Problem to work on: In the listing that follows, retype every line from the first through the one containing "const cAnchor = [28.9, 46.8];". Pictures are to be left out.

** Begin Provided data **

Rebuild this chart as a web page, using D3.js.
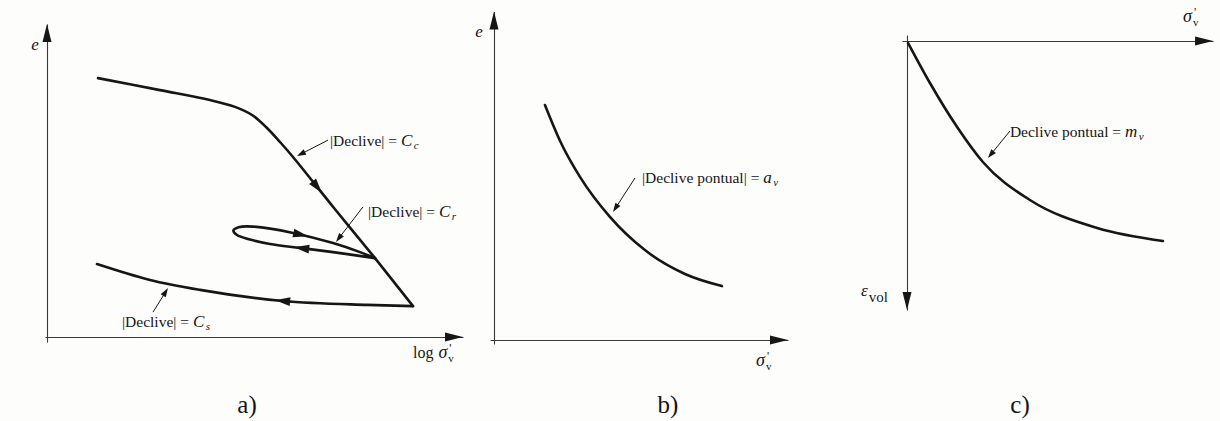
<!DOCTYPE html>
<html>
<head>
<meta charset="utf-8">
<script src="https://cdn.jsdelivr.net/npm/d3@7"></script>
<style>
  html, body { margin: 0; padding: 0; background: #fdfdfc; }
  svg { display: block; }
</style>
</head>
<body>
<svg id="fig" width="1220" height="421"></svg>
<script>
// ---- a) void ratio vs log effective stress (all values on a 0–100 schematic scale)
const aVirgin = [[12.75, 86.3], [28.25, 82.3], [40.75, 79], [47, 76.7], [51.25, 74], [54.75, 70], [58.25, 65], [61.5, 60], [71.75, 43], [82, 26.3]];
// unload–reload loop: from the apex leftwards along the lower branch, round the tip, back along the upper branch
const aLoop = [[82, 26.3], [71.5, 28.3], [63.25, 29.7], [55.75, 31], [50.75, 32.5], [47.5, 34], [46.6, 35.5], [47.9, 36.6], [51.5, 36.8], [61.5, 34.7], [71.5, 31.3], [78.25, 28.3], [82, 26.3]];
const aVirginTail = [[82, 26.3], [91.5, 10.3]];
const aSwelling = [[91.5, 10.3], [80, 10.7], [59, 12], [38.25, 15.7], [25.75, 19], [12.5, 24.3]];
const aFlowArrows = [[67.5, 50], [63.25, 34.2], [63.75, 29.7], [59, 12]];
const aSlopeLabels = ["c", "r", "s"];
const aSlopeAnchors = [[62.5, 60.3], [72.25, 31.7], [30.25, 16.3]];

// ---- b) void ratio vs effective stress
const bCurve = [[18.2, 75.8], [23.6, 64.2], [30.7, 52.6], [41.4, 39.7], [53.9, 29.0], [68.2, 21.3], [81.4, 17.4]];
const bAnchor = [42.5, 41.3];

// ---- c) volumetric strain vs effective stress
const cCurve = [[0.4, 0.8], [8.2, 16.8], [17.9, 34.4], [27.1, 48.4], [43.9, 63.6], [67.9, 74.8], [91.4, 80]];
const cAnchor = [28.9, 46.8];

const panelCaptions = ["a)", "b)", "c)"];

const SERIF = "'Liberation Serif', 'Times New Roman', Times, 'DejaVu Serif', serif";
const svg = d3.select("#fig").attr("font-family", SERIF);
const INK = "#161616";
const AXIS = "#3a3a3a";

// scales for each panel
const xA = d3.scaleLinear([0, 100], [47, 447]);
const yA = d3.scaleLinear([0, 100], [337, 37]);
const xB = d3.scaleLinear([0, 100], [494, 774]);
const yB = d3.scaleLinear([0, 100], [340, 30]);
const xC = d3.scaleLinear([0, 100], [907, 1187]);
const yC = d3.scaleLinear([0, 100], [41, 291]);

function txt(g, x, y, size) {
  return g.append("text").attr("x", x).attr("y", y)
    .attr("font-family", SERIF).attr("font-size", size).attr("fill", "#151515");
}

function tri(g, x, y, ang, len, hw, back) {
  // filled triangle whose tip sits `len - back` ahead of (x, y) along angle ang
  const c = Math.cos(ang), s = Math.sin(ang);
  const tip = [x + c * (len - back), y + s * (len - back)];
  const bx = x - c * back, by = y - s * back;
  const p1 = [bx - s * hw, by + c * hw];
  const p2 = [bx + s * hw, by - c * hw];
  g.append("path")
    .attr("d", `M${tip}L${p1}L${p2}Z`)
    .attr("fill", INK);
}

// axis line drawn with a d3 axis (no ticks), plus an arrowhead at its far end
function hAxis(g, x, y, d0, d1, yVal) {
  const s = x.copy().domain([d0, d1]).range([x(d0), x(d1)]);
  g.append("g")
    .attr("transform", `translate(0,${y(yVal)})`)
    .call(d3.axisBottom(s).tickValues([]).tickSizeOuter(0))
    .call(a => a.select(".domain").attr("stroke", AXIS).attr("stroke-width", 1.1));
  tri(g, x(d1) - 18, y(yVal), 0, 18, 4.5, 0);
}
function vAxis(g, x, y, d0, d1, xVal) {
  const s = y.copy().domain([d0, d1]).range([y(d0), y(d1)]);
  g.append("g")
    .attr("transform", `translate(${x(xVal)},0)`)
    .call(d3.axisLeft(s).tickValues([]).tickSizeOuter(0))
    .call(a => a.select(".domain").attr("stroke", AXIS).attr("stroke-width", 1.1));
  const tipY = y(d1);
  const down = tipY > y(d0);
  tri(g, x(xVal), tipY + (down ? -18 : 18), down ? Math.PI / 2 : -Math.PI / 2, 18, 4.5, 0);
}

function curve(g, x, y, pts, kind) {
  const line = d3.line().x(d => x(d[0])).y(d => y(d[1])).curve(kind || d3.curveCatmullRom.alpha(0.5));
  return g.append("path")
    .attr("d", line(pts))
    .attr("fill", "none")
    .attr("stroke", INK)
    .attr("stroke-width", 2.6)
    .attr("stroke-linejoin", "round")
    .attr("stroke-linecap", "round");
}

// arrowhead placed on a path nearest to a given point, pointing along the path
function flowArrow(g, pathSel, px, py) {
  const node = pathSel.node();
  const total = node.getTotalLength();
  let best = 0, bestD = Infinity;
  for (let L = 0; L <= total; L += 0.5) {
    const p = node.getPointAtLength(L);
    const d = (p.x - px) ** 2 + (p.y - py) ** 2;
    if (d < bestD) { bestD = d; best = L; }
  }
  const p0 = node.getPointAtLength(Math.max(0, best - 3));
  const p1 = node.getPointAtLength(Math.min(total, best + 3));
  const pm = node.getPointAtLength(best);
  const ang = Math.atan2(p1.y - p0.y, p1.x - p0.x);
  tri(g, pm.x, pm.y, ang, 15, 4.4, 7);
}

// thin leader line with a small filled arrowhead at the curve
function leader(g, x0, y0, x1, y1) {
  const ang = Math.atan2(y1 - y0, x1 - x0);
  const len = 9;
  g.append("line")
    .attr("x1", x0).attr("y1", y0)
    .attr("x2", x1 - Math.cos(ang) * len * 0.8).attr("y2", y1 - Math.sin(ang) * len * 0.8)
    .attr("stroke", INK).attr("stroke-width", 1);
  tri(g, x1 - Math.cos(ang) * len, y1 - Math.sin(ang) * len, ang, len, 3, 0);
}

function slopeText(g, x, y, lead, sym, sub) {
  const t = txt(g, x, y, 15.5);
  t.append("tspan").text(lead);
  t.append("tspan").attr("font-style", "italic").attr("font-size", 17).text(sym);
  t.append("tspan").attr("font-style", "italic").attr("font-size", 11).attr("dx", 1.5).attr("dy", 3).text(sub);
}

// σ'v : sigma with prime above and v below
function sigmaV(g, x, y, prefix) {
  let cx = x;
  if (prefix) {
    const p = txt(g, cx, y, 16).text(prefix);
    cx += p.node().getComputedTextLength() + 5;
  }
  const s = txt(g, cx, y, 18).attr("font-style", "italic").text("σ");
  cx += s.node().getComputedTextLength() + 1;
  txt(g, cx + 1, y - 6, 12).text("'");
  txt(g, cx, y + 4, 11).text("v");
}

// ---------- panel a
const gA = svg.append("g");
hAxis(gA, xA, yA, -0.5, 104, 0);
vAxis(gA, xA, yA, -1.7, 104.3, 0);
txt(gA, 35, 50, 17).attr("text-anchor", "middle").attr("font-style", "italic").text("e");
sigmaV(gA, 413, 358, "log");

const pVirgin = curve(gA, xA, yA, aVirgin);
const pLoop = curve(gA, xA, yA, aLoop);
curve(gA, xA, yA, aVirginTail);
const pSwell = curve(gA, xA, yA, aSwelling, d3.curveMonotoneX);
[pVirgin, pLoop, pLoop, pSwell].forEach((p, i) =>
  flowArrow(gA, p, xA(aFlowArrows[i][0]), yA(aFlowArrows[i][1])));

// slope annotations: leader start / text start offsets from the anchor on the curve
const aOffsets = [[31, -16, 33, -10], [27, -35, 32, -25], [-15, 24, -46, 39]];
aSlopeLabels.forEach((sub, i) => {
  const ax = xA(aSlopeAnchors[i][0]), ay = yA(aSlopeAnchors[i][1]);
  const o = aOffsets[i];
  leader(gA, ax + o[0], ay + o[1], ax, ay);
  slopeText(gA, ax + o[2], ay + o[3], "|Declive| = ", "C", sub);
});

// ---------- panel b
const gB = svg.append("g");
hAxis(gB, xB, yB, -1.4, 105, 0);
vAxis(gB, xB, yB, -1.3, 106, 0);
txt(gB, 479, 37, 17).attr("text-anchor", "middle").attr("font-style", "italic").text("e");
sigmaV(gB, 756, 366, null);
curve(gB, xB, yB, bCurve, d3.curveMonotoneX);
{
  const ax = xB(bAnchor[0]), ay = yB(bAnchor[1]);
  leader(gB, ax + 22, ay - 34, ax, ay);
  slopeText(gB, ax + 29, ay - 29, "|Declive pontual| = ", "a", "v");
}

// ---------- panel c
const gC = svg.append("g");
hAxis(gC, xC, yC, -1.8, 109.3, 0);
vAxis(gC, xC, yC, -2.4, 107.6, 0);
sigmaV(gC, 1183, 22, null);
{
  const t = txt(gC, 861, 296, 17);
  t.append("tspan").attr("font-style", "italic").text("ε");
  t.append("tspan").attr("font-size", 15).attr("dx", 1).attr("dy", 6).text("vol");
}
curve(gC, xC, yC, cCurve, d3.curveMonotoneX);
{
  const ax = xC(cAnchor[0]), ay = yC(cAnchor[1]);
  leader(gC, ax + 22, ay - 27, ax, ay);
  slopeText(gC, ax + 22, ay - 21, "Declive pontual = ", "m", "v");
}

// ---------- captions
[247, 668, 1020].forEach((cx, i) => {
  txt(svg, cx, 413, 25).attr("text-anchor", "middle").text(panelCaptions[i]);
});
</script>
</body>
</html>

** End Provided data **

The completed task:
Rebuild this chart as a web page, using D3.js.
<!DOCTYPE html>
<html>
<head>
<meta charset="utf-8">
<script src="https://cdn.jsdelivr.net/npm/d3@7"></script>
<style>
  html, body { margin: 0; padding: 0; background: #fdfdfc; }
  svg { display: block; }
</style>
</head>
<body>
<svg id="fig" width="1220" height="421"></svg>
<script>
// ---- a) void ratio vs log effective stress (all values on a 0–100 schematic scale)
const aVirgin = [[12.75, 86.3], [28.25, 82.3], [40.75, 79], [47, 76.7], [51.25, 74], [54.75, 70], [58.25, 65], [61.5, 60], [71.75, 43], [82, 26.3]];
// unload–reload loop: from the apex leftwards along the lower branch, round the tip, back along the upper branch
const aLoop = [[82, 26.3], [71.5, 28.3], [63.25, 29.7], [55.75, 31], [50.75, 32.5], [47.5, 34], [46.6, 35.5], [47.9, 36.6], [51.5, 36.8], [61.5, 34.7], [71.5, 31.3], [78.25, 28.3], [82, 26.3]];
const aVirginTail = [[82, 26.3], [91.5, 10.3]];
const aSwelling = [[91.5, 10.3], [80, 10.7], [59, 12], [38.25, 15.7], [25.75, 19], [12.5, 24.3]];
const aFlowArrows = [[67.5, 50], [63.25, 34.2], [63.75, 29.7], [59, 12]];
const aSlopeLabels = ["c", "r", "s"];
const aSlopeAnchors = [[62.5, 60.3], [72.25, 31.7], [30.25, 16.3]];

// ---- b) void ratio vs effective stress
const bCurve = [[18.2, 75.8], [23.6, 64.2], [30.7, 52.6], [41.4, 39.7], [53.9, 29.0], [68.2, 21.3], [81.4, 17.4]];
const bAnchor = [42.5, 41.3];

// ---- c) volumetric strain vs effective stress
const cCurve = [[0.4, 0.8], [8.2, 16.8], [17.9, 34.4], [27.1, 48.4], [43.9, 63.6], [67.9, 74.8], [91.4, 80]];
const cAnchor = [28.9, 46.8];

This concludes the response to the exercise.